::: SUPPLIED MATERIAL

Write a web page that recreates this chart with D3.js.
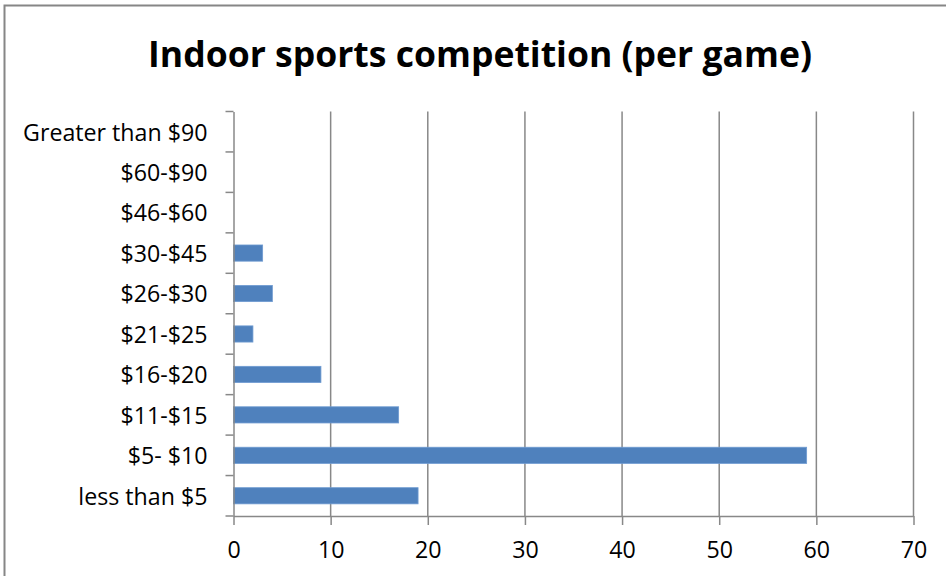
<!DOCTYPE html>
<html>
<head>
<meta charset="utf-8">
<script src="https://cdn.jsdelivr.net/npm/d3@7"></script>
<style>
  html, body { margin: 0; padding: 0; background: #fff; }
  svg { display: block; }
</style>
</head>
<body>
<svg id="chart" width="946" height="576"></svg>
<script>
// Price ranges, listed bottom to top as they appear on the axis
const categories = [
  "less than $5", "$5- $10", "$11-$15", "$16-$20", "$21-$25",
  "$26-$30", "$30-$45", "$46-$60", "$60-$90", "Greater than $90"
];
const counts = [19, 59, 17, 9, 2, 4, 3, 0, 0, 0];
const xTicks = [0, 10, 20, 30, 40, 50, 60, 70];
const titleText = "Indoor sports competition (per game)";

const svg = d3.select("#chart");
const W = 946, H = 576;
const plot = { left: 233.5, right: 913.5, top: 111.5, bottom: 516 };
const gridColor = "#888888";
const font = "'Open Sans', 'Noto Sans', sans-serif";
const labelSize = 23.2;

// Outer chart frame
svg.append("rect")
  .attr("x", 4.5).attr("y", 5.5)
  .attr("width", W + 10).attr("height", H + 10)
  .attr("fill", "#fff").attr("stroke", "#868686").attr("stroke-width", 2);

// Title, sized to span its line
const title = svg.append("text")
  .attr("x", 480).attr("y", 67)
  .attr("text-anchor", "middle")
  .attr("font-family", font).attr("font-weight", "bold")
  .attr("font-size", 32).attr("fill", "#000")
  .text(titleText);
const tw = title.node().getComputedTextLength();
title.attr("font-size", 32 * 664 / tw);

const x = d3.scaleLinear().domain([0, 70]).range([plot.left, plot.right]);
const y = d3.scaleBand().domain(categories)
  .range([plot.bottom, plot.top]).paddingInner(0.6).paddingOuter(0.3);

// Vertical gridlines
svg.append("g").selectAll("line").data(xTicks.slice(1)).join("line")
  .attr("x1", d => x(d)).attr("x2", d => x(d))
  .attr("y1", plot.top).attr("y2", plot.bottom)
  .attr("stroke", gridColor).attr("stroke-width", 1.5);

// Bars
svg.append("g").selectAll("rect").data(categories).join("rect")
  .attr("x", x(0))
  .attr("y", d => y(d))
  .attr("width", (d, i) => x(counts[i]) - x(0))
  .attr("height", y.bandwidth())
  .attr("fill", "#4F81BD")
  .attr("stroke", "#6f9bd1").attr("stroke-width", 0.8);

// Category axis
const yAxis = d3.axisLeft(y.copy().paddingInner(0).paddingOuter(0)).tickSize(0).tickPadding(26);
const gy = svg.append("g").attr("transform", `translate(${plot.left},0)`).call(yAxis);
gy.select(".domain").attr("stroke", gridColor).attr("stroke-width", 1.5);
gy.selectAll("text").attr("font-family", font).attr("font-size", labelSize)
  .attr("dy", "0.38em").attr("fill", "#000");
// Dividing ticks between categories
const bandStep = (plot.bottom - plot.top) / categories.length;
svg.append("g").selectAll("line").data(d3.range(categories.length + 1)).join("line")
  .attr("x1", plot.left - 8).attr("x2", plot.left)
  .attr("y1", i => plot.bottom - i * bandStep).attr("y2", i => plot.bottom - i * bandStep)
  .attr("stroke", gridColor).attr("stroke-width", 1.5);

// Value axis
const xAxis = d3.axisBottom(x).tickValues(xTicks).tickSize(9).tickSizeOuter(0).tickPadding(17);
const gx = svg.append("g").attr("transform", `translate(0,${plot.bottom})`).call(xAxis);
gx.select(".domain").attr("stroke", gridColor).attr("stroke-width", 1.5);
gx.selectAll("line").attr("stroke", gridColor).attr("stroke-width", 1.5);
gx.selectAll("text").attr("font-family", font).attr("font-size", labelSize).attr("fill", "#000");
</script>
</body>
</html>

::::::

Keep every word of the data as it is when you write it out, but drop the pictures.

** WRITTEN RESPONSE **
Write a web page that recreates this chart with D3.js.
<!DOCTYPE html>
<html>
<head>
<meta charset="utf-8">
<script src="https://cdn.jsdelivr.net/npm/d3@7"></script>
<style>
  html, body { margin: 0; padding: 0; background: #fff; }
  svg { display: block; }
</style>
</head>
<body>
<svg id="chart" width="946" height="576"></svg>
<script>
// Price ranges, listed bottom to top as they appear on the axis
const categories = [
  "less than $5", "$5- $10", "$11-$15", "$16-$20", "$21-$25",
  "$26-$30", "$30-$45", "$46-$60", "$60-$90", "Greater than $90"
];
const counts = [19, 59, 17, 9, 2, 4, 3, 0, 0, 0];
const xTicks = [0, 10, 20, 30, 40, 50, 60, 70];
const titleText = "Indoor sports competition (per game)";

const svg = d3.select("#chart");
const W = 946, H = 576;
const plot = { left: 233.5, right: 913.5, top: 111.5, bottom: 516 };
const gridColor = "#888888";
const font = "'Open Sans', 'Noto Sans', sans-serif";
const labelSize = 23.2;

// Outer chart frame
svg.append("rect")
  .attr("x", 4.5).attr("y", 5.5)
  .attr("width", W + 10).attr("height", H + 10)
  .attr("fill", "#fff").attr("stroke", "#868686").attr("stroke-width", 2);

// Title, sized to span its line
const title = svg.append("text")
  .attr("x", 480).attr("y", 67)
  .attr("text-anchor", "middle")
  .attr("font-family", font).attr("font-weight", "bold")
  .attr("font-size", 32).attr("fill", "#000")
  .text(titleText);
const tw = title.node().getComputedTextLength();
title.attr("font-size", 32 * 664 / tw);

const x = d3.scaleLinear().domain([0, 70]).range([plot.left, plot.right]);
const y = d3.scaleBand().domain(categories)
  .range([plot.bottom, plot.top]).paddingInner(0.6).paddingOuter(0.3);

// Vertical gridlines
svg.append("g").selectAll("line").data(xTicks.slice(1)).join("line")
  .attr("x1", d => x(d)).attr("x2", d => x(d))
  .attr("y1", plot.top).attr("y2", plot.bottom)
  .attr("stroke", gridColor).attr("stroke-width", 1.5);

// Bars
svg.append("g").selectAll("rect").data(categories).join("rect")
  .attr("x", x(0))
  .attr("y", d => y(d))
  .attr("width", (d, i) => x(counts[i]) - x(0))
  .attr("height", y.bandwidth())
  .attr("fill", "#4F81BD")
  .attr("stroke", "#6f9bd1").attr("stroke-width", 0.8);

// Category axis
const yAxis = d3.axisLeft(y.copy().paddingInner(0).paddingOuter(0)).tickSize(0).tickPadding(26);
const gy = svg.append("g").attr("transform", `translate(${plot.left},0)`).call(yAxis);
gy.select(".domain").attr("stroke", gridColor).attr("stroke-width", 1.5);
gy.selectAll("text").attr("font-family", font).attr("font-size", labelSize)
  .attr("dy", "0.38em").attr("fill", "#000");
// Dividing ticks between categories
const bandStep = (plot.bottom - plot.top) / categories.length;
svg.append("g").selectAll("line").data(d3.range(categories.length + 1)).join("line")
  .attr("x1", plot.left - 8).attr("x2", plot.left)
  .attr("y1", i => plot.bottom - i * bandStep).attr("y2", i => plot.bottom - i * bandStep)
  .attr("stroke", gridColor).attr("stroke-width", 1.5);

// Value axis
const xAxis = d3.axisBottom(x).tickValues(xTicks).tickSize(9).tickSizeOuter(0).tickPadding(17);
const gx = svg.append("g").attr("transform", `translate(0,${plot.bottom})`).call(xAxis);
gx.select(".domain").attr("stroke", gridColor).attr("stroke-width", 1.5);
gx.selectAll("line").attr("stroke", gridColor).attr("stroke-width", 1.5);
gx.selectAll("text").attr("font-family", font).attr("font-size", labelSize).attr("fill", "#000");
</script>
</body>
</html>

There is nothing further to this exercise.